▸ Stated task: Select every line holding the word "this" and copy it.

▸ Stored rows:
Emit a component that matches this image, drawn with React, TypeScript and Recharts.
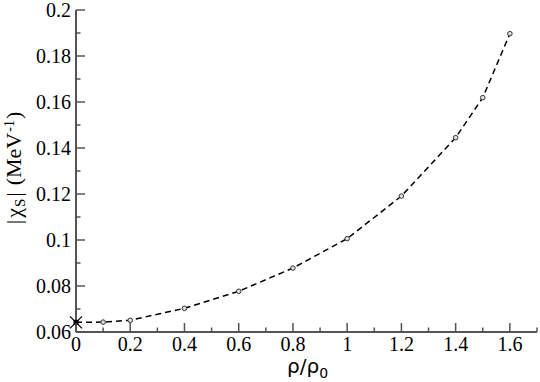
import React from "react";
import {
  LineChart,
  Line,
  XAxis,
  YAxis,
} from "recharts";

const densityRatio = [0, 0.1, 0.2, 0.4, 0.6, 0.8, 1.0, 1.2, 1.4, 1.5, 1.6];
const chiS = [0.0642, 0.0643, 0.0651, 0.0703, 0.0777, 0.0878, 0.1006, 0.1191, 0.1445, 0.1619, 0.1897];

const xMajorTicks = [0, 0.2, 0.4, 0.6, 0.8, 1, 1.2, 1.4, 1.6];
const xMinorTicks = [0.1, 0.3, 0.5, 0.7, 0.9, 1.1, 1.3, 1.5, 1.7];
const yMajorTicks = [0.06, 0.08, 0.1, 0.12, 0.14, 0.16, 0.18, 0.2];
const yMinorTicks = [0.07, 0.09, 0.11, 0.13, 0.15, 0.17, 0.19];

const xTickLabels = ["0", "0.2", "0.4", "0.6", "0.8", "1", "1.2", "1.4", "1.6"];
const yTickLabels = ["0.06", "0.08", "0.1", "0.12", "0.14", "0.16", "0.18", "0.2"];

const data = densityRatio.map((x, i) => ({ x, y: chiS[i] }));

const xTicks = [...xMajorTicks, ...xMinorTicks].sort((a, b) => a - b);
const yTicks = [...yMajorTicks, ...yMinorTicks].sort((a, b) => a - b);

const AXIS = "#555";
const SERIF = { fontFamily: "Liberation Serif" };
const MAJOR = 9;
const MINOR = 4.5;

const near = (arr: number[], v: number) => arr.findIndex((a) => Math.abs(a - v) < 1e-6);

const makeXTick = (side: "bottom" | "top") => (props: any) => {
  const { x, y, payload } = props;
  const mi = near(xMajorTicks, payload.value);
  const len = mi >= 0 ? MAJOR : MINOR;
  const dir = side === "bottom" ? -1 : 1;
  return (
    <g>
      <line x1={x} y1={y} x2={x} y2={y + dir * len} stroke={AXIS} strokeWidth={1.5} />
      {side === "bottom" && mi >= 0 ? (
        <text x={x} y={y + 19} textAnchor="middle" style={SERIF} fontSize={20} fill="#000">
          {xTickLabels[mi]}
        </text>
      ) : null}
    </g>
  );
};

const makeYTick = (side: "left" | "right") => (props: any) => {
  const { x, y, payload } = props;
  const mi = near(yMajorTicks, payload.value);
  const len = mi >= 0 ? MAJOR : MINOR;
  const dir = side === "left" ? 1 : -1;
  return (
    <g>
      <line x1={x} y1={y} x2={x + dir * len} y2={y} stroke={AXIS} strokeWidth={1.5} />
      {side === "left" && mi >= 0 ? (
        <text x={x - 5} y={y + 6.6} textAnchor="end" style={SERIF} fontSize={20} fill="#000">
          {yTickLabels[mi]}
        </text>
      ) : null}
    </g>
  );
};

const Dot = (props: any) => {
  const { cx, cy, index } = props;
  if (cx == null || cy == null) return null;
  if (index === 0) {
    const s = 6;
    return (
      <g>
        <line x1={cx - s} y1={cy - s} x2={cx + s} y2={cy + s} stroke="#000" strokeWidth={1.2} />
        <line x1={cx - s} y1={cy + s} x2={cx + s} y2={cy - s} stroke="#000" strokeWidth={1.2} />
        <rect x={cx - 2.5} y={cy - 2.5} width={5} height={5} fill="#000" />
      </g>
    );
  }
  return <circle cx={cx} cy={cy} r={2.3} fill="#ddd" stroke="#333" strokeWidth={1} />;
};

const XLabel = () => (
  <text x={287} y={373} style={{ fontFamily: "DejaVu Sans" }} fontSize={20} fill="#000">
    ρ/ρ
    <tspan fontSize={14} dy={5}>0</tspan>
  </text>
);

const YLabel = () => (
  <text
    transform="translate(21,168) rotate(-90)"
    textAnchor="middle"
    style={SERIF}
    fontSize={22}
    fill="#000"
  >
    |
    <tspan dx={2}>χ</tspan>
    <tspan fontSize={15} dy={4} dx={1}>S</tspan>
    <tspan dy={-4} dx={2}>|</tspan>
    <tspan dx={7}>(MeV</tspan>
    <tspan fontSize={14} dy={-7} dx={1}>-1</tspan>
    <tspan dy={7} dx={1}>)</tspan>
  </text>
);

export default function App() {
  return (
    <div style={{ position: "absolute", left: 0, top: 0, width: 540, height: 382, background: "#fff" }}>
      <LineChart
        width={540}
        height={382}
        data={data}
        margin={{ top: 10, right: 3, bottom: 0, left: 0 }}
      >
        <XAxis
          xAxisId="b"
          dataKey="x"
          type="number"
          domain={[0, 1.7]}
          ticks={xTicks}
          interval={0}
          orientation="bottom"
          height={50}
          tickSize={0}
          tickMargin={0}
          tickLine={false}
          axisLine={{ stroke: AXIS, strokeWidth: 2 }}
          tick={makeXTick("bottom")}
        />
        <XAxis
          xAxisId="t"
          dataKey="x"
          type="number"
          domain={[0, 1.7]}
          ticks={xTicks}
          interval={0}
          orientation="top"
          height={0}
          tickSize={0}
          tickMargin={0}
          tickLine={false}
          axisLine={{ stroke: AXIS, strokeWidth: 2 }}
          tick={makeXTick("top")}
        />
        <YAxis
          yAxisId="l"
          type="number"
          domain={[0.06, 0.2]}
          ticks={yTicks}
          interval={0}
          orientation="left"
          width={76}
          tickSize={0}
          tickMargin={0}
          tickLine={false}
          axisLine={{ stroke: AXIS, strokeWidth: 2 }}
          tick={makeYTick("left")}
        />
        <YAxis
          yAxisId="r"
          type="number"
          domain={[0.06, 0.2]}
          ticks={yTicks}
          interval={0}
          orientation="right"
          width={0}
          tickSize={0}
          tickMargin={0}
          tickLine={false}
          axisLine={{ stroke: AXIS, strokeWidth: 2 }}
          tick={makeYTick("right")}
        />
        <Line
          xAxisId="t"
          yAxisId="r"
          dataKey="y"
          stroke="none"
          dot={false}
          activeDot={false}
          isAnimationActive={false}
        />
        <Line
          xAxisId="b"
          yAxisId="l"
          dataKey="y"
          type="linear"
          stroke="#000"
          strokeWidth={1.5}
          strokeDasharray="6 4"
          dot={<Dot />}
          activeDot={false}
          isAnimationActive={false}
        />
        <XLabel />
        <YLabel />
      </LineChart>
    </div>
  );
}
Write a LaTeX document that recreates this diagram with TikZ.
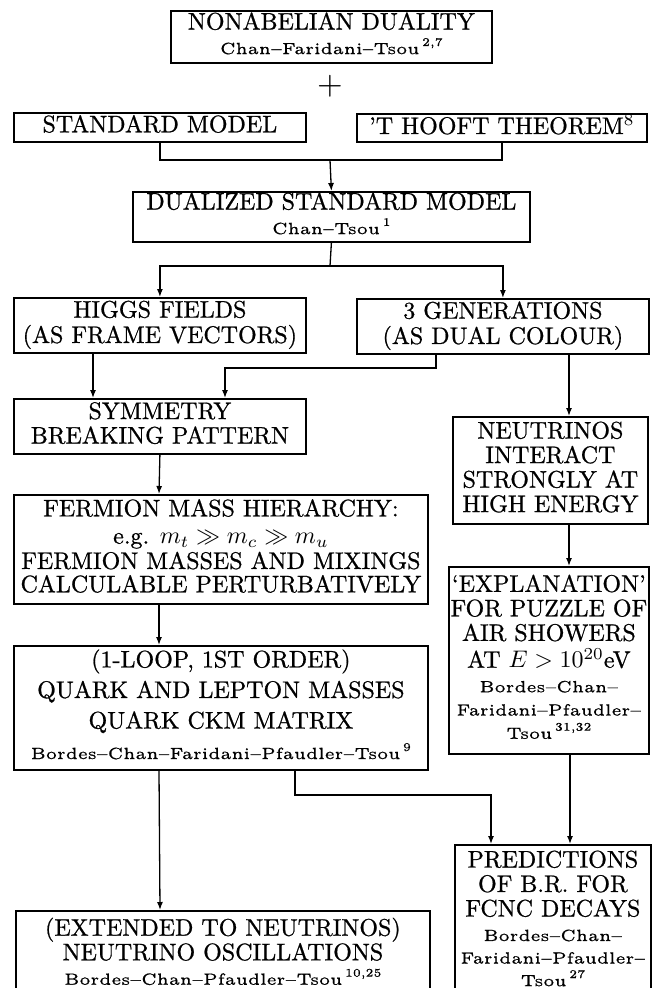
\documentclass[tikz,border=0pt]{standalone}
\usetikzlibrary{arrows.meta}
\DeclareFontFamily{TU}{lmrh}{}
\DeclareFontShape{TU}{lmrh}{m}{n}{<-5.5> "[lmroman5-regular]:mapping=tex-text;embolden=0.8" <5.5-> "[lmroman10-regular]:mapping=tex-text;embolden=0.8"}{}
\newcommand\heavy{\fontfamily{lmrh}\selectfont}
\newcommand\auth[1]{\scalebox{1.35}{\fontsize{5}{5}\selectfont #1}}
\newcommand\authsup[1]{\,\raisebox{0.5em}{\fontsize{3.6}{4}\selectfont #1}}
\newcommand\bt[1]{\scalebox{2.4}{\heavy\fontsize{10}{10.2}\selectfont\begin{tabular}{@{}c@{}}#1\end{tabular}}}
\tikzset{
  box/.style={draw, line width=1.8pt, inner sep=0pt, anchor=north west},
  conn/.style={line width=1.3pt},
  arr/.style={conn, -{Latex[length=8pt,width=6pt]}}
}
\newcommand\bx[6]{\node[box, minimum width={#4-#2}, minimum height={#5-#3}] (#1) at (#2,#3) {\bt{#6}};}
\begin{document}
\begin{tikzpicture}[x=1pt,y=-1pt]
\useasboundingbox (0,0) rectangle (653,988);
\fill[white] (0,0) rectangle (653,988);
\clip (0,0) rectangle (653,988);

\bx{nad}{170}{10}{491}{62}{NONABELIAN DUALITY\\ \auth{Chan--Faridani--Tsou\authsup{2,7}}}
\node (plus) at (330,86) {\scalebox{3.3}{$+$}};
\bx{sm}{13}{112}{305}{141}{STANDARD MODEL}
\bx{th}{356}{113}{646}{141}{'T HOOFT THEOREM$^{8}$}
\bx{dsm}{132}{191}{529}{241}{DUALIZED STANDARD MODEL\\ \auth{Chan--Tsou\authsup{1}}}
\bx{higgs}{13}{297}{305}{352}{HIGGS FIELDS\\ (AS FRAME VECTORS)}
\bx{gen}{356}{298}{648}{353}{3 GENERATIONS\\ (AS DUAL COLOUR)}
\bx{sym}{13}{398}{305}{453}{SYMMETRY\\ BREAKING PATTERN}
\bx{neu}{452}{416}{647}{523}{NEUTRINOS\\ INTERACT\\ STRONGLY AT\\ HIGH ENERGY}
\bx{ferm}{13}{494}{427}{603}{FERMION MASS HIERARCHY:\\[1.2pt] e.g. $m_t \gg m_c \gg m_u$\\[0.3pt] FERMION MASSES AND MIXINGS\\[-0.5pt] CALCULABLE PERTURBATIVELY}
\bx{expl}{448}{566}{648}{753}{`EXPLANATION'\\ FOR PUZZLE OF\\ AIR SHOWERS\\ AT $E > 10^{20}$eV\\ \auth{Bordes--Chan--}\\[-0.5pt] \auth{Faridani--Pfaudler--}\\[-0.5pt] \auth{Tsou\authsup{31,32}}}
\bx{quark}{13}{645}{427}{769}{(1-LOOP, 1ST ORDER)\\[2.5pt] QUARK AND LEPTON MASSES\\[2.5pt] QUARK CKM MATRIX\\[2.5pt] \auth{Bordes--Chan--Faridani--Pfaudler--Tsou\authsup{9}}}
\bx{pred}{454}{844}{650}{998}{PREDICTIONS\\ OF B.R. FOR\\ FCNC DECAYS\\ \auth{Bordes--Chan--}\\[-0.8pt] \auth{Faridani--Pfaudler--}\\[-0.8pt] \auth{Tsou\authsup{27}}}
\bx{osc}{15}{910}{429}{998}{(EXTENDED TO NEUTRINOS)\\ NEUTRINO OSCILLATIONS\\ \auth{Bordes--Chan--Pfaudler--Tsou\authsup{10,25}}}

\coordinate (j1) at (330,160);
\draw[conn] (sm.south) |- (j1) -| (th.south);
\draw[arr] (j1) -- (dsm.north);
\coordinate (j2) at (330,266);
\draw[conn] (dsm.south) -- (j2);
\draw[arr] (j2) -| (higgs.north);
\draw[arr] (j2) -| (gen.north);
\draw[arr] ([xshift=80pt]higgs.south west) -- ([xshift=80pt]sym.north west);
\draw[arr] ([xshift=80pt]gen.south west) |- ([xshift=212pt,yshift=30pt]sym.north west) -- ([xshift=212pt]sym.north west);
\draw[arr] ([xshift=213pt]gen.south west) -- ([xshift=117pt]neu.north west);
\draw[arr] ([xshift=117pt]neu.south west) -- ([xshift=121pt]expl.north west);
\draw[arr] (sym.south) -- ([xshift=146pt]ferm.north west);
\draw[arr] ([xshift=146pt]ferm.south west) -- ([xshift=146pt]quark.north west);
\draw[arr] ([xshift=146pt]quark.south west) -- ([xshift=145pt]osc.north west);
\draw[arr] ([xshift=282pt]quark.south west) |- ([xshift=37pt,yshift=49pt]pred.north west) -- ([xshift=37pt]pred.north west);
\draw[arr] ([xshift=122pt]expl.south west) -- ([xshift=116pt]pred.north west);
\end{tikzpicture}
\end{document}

▸ Correct answer:
Emit a component that matches this image, drawn with React, TypeScript and Recharts.
Write a LaTeX document that recreates this diagram with TikZ.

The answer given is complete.